═══ Listed entries ═══

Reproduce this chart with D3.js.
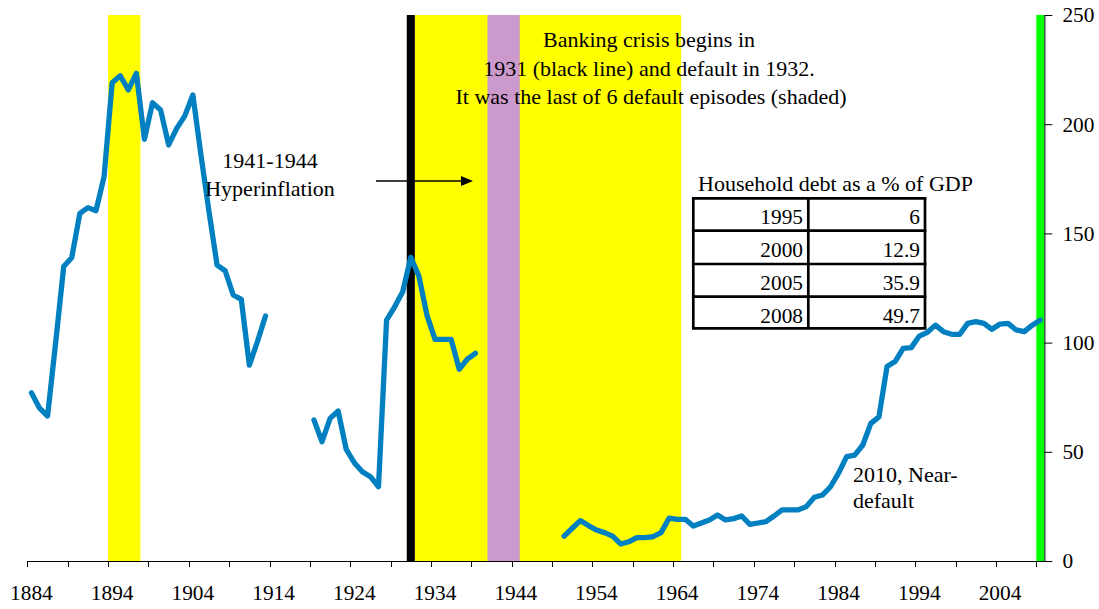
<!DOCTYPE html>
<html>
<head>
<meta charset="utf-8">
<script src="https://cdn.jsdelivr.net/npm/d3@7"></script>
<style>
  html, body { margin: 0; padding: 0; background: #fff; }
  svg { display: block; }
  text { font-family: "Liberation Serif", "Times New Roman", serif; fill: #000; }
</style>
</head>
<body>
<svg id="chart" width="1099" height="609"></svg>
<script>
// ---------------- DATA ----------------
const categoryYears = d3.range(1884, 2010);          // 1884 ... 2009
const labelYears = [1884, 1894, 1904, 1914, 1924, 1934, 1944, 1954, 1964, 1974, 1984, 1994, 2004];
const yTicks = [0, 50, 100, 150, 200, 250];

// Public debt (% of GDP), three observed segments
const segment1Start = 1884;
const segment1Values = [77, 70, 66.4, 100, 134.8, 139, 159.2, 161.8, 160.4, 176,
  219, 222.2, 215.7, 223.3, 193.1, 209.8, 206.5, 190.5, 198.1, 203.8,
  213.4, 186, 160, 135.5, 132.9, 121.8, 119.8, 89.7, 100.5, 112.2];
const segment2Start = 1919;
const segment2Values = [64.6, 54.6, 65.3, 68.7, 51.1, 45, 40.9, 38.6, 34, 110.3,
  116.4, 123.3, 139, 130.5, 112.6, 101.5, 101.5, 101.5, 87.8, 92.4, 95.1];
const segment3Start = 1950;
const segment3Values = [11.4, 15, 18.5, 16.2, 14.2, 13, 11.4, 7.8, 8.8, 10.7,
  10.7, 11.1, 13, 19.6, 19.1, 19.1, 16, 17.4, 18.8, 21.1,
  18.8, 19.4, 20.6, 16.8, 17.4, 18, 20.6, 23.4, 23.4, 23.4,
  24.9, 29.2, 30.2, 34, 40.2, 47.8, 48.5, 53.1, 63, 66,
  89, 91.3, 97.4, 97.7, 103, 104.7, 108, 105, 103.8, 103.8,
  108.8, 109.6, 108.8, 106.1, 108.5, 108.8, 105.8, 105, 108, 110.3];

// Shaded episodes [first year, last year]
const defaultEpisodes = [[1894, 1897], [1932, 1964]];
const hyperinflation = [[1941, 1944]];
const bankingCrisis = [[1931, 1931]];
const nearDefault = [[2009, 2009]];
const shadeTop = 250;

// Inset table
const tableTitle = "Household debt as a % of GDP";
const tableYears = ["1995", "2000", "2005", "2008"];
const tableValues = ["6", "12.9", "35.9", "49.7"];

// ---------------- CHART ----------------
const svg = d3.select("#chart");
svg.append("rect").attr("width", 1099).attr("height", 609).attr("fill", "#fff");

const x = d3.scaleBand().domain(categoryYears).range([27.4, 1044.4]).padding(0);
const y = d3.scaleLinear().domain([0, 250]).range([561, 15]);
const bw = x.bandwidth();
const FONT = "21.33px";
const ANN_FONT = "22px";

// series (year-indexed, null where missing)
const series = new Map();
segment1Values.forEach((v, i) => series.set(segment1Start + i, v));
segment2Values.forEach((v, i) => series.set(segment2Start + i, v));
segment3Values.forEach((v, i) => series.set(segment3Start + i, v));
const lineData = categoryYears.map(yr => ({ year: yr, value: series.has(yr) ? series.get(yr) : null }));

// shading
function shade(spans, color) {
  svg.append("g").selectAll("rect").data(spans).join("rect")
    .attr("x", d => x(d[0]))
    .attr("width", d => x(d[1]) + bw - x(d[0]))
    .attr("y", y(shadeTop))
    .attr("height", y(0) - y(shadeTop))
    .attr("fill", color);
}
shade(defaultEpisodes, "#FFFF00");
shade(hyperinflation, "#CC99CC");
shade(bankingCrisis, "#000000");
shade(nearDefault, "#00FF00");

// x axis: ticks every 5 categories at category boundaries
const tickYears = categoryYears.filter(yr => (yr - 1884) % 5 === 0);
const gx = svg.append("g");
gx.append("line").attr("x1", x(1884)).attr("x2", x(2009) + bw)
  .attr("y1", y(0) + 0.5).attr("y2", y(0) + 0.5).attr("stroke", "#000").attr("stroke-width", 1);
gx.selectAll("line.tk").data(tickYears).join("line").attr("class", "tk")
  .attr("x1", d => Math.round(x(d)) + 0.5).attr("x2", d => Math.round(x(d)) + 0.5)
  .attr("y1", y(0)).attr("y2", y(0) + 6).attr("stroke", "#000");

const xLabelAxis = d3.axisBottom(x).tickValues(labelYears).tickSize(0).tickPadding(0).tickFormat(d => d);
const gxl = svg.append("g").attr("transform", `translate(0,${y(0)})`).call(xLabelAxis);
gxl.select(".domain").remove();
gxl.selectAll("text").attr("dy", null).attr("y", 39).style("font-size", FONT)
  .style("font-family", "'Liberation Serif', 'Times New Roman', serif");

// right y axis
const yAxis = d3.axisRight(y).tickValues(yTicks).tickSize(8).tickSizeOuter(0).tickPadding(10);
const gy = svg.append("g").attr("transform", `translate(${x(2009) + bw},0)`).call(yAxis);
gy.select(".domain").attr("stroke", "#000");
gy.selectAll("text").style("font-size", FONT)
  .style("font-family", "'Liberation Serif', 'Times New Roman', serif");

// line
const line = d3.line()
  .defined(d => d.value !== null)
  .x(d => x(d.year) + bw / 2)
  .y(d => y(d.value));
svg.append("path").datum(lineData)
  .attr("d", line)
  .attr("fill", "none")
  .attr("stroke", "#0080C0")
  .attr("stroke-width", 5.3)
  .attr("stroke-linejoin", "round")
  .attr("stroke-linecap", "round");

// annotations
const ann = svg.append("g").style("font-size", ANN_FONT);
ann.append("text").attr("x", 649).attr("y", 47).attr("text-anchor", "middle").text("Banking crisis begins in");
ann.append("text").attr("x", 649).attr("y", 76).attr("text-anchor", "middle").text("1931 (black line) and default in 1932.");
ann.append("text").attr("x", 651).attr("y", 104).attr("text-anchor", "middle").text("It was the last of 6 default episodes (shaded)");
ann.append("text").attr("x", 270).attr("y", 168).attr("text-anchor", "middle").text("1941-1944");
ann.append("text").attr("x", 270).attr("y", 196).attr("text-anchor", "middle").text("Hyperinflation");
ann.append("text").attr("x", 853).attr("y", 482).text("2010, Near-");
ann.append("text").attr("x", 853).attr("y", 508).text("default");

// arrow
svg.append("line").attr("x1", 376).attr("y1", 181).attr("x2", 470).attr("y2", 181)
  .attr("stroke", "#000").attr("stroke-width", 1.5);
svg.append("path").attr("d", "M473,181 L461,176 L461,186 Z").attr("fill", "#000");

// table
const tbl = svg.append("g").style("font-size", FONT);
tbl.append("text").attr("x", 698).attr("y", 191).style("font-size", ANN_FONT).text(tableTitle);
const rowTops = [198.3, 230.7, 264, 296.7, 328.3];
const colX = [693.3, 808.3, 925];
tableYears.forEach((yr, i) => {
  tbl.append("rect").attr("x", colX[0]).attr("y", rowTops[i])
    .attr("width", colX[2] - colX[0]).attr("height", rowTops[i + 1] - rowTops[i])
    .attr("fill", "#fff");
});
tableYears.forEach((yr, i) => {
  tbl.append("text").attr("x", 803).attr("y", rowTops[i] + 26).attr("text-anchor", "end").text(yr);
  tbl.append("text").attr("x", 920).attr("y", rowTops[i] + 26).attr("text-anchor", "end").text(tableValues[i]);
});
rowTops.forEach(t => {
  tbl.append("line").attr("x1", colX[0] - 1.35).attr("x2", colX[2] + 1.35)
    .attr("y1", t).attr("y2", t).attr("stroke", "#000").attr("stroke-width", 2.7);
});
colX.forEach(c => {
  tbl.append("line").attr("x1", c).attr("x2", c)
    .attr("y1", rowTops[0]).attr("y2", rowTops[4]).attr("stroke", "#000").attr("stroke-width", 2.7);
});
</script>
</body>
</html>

═══
═══ Listed entries ═══

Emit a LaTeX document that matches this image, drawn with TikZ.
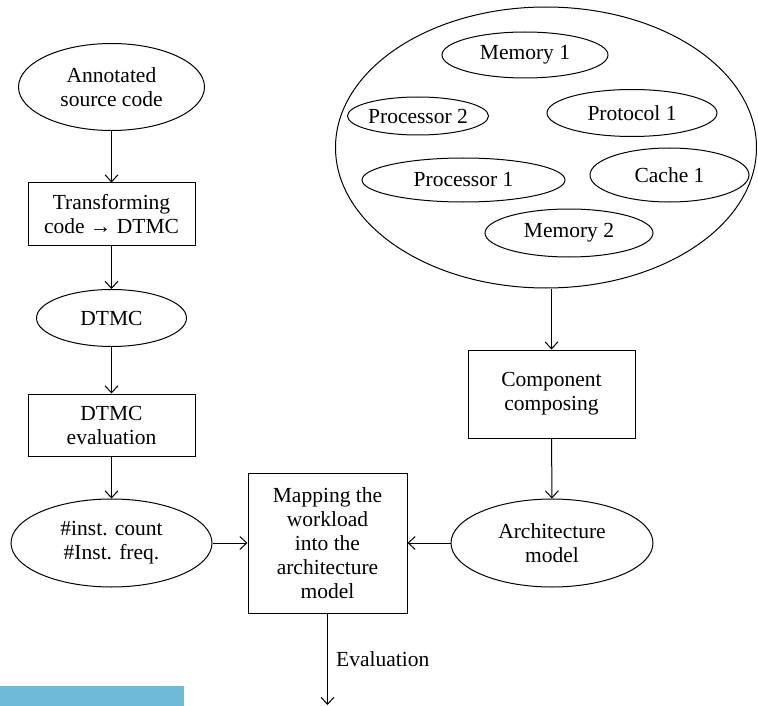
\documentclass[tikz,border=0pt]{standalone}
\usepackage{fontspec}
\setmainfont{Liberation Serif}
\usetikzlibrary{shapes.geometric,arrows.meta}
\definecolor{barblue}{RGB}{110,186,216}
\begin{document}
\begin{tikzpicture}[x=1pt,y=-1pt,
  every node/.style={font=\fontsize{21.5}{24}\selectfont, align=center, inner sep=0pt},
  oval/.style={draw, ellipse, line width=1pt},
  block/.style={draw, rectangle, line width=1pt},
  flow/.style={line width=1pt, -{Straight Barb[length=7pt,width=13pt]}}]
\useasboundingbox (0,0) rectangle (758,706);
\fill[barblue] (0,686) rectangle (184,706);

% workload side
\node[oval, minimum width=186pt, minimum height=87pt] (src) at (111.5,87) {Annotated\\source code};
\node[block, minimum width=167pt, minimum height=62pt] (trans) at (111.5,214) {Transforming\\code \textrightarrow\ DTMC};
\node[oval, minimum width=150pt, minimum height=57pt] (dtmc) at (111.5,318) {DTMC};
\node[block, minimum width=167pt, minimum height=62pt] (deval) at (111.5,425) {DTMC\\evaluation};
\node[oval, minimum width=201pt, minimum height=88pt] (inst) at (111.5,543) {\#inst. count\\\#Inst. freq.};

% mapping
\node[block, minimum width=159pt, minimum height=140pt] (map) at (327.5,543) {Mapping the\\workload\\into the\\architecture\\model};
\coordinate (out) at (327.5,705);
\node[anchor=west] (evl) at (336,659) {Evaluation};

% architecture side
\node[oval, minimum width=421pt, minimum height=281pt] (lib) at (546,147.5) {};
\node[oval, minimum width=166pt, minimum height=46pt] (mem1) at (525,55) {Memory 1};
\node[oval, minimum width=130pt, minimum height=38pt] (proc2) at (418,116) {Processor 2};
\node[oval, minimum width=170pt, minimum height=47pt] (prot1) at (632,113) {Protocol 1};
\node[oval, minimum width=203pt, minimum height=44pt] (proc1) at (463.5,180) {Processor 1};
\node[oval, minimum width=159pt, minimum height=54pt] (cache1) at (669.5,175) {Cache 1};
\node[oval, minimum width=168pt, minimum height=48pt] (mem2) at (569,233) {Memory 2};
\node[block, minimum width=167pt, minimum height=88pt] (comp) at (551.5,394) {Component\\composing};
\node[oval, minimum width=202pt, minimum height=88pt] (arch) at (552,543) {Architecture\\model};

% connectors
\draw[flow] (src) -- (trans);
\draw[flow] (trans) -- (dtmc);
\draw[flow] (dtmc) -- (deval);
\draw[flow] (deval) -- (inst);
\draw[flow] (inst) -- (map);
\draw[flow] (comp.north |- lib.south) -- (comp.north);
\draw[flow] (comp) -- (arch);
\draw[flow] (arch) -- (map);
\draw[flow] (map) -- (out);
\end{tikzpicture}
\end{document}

═══

• **Task prompt**: Above are some records; extract exactly the lines from the one containing "Emit a LaTeX" through the one containing "minimum width=201pt, minimum" and drop the pictures.

• **Exercise output**:
Emit a LaTeX document that matches this image, drawn with TikZ.
\documentclass[tikz,border=0pt]{standalone}
\usepackage{fontspec}
\setmainfont{Liberation Serif}
\usetikzlibrary{shapes.geometric,arrows.meta}
\definecolor{barblue}{RGB}{110,186,216}
\begin{document}
\begin{tikzpicture}[x=1pt,y=-1pt,
  every node/.style={font=\fontsize{21.5}{24}\selectfont, align=center, inner sep=0pt},
  oval/.style={draw, ellipse, line width=1pt},
  block/.style={draw, rectangle, line width=1pt},
  flow/.style={line width=1pt, -{Straight Barb[length=7pt,width=13pt]}}]
\useasboundingbox (0,0) rectangle (758,706);
\fill[barblue] (0,686) rectangle (184,706);

% workload side
\node[oval, minimum width=186pt, minimum height=87pt] (src) at (111.5,87) {Annotated\\source code};
\node[block, minimum width=167pt, minimum height=62pt] (trans) at (111.5,214) {Transforming\\code \textrightarrow\ DTMC};
\node[oval, minimum width=150pt, minimum height=57pt] (dtmc) at (111.5,318) {DTMC};
\node[block, minimum width=167pt, minimum height=62pt] (deval) at (111.5,425) {DTMC\\evaluation};
\node[oval, minimum width=201pt, minimum height=88pt] (inst) at (111.5,543) {\#inst. count\\\#Inst. freq.};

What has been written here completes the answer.